Enfin, pour fonder cette pédagogie transversale et opérationnelle de la construction, il faut imaginer un niveau initial de compétence sur quoi élaborer pas à pas des progrès dans la compréhension. L’enseignant pourra alors chercher l’inspiration dans l’hypothèse selon laquelle l’ontogénèse reproduirait dans ses grandes lignes la phylogénèse. Les phases par lesquelles l’humanité est passée dans la construction de son savoir et de ses compétences seraient ainsi à l’image de celles que tout étudiant est susceptible à son tour d’emprunter.

La responsabilité de ceux qui contribuent à modifier notre environnement est certes demandée sur les plans économique, sécuritaire, fonctionnel et écologique, mais elle doit aussi être exigée sur le plan culturel, quand l’on considère que la construction doit remplir son rôle de médiation entre les habitants et les sphères technique, scientifique, artistique et politique de la société.

Or on peut légitimement émettre l’hypothèse que les nouveaux processus numériques dans la conception se dispensent aujourd’hui d’une véritable culture constructive. La signification et les limites d’une délégation éventuelle de la pensée constructive à la machine ne peuvent émerger qu’au regard de l’histoire. En ce sens, ce congrès se donne aussi pour objectif de redonner à la culture constructive contemporaine une profondeur sémiotique héritée.

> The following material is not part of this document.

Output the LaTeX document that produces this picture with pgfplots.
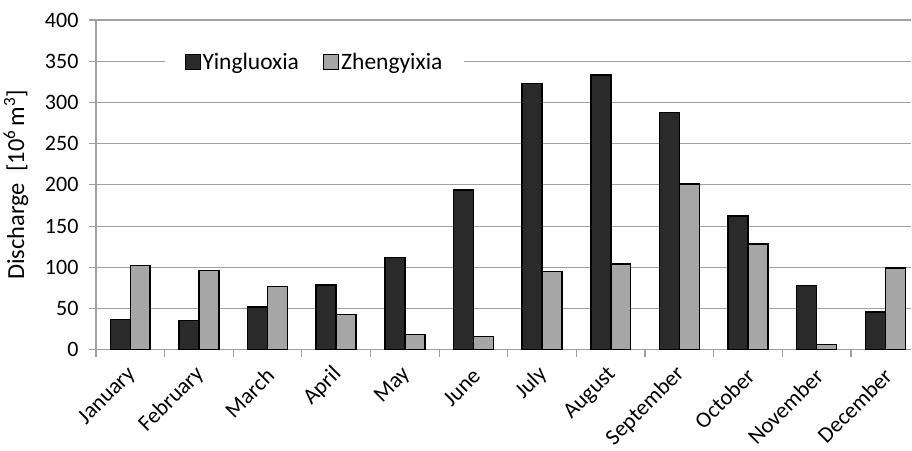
\documentclass[border=0pt]{standalone}
\usepackage{pgfplots}
\pgfplotsset{compat=1.18}
\usepackage{fontspec}
\setmainfont{Carlito}
\definecolor{darkbar}{HTML}{2A2A2A}
\definecolor{lightbar}{HTML}{A6A6A6}
\definecolor{gridgray}{HTML}{A0A0A0}

\begin{document}
\begin{tikzpicture}
\begin{axis}[
  scale only axis,
  width=816pt, height=330pt,
  ybar=0pt, bar width=20pt,
  xmin=-0.5, xmax=11.38,
  ymin=0, ymax=400,
  ytick={0,50,...,400},
  xtick=data,
  xticklabels={January,February,March,April,May,June,July,August,September,October,November,December},
  minor xtick={-0.5,0.5,...,11.5},
  major x tick style={draw=none},
  minor tick length=7pt,
  every tick/.style={gridgray, line width=1.2pt},
  ytick style={gridgray, line width=1.2pt},
  tick align=outside,
  major tick length=7pt,
  axis x line*=bottom, axis y line*=left,
  axis line style={gridgray, line width=1.2pt, -},
  ymajorgrids,
  grid style={gridgray, line width=1.2pt},
  font=\fontsize{22}{24}\selectfont,
  /pgf/number format/assume math mode=true,
  yticklabel style={xshift=-7pt},
  xticklabel style={xshift=10pt, yshift=-21pt, rotate=45, anchor=south east, inner sep=1pt,
    font=\fontsize{22.5}{24}\selectfont},
  ylabel={Discharge\ \ [10\textsuperscript{6}\,m\textsuperscript{3}]},
  ylabel style={at={(axis description cs:-0.098,0.5)}, anchor=center, font=\fontsize{24.5}{26}\selectfont},
  legend columns=2,
  legend style={at={(axis description cs:0.268,0.873)}, anchor=center,
    draw=none, fill=white, inner xsep=20pt, inner ysep=4pt,
    font=\fontsize{23.5}{26}\selectfont,
    /tikz/every even column/.append style={column sep=22pt}},
  legend image code/.code={\draw[#1, line width=1.2pt] (2pt,-7.5pt) rectangle (17pt,7.5pt);},
]
\addplot[fill=darkbar, draw=black, line width=1.5pt] coordinates {
  (0,37) (1,35.5) (2,52) (3,78.5) (4,112) (5,194)
  (6,323) (7,333) (8,288) (9,162) (10,78) (11,46)
};
\addplot[fill=lightbar, draw=black, line width=1.5pt] coordinates {
  (0,102) (1,96) (2,77) (3,42.5) (4,18.5) (5,16)
  (6,95) (7,104) (8,201) (9,128.5) (10,6.5) (11,99)
};
\legend{Yingluoxia, Zhengyixia}
\end{axis}
\useasboundingbox (-96pt,-92pt) rectangle (816pt,350pt);
\end{tikzpicture}
\end{document}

Ce congrès se donne enfin comme objectif de réunir universitaires de l’histoire de la construction et praticiens de l’intervention sur le bâti existant. Ces deux univers ont en effet peu d’occasions de trouver des intersections, du moins en France, alors que chacun cultive des savoirs et méthodologies très précieux, bien différenciés et extrêmement complémentaires. Peut-on écrire l’histoire de la construction en se coupant de ceux qui sont concrètement confrontés aux objets premiers de cette histoire, et qui en extraient quotidiennement un savoir de première main ; en se privant d’un questionnement dont la pertinence est garantie par la recherche quasi fusionnelle du praticien pour comprendre le constructeur de l’époque par, le travail de la même matière ?

La situation actuelle semble bien paradoxale, au moment où les écoles qui forment les architectes des bâtiments de France cherchent à mettre en place leur troisième cycle et où l’on demande plus que jamais à la recherche académique de s’ancrer dans les enjeux sociétaux.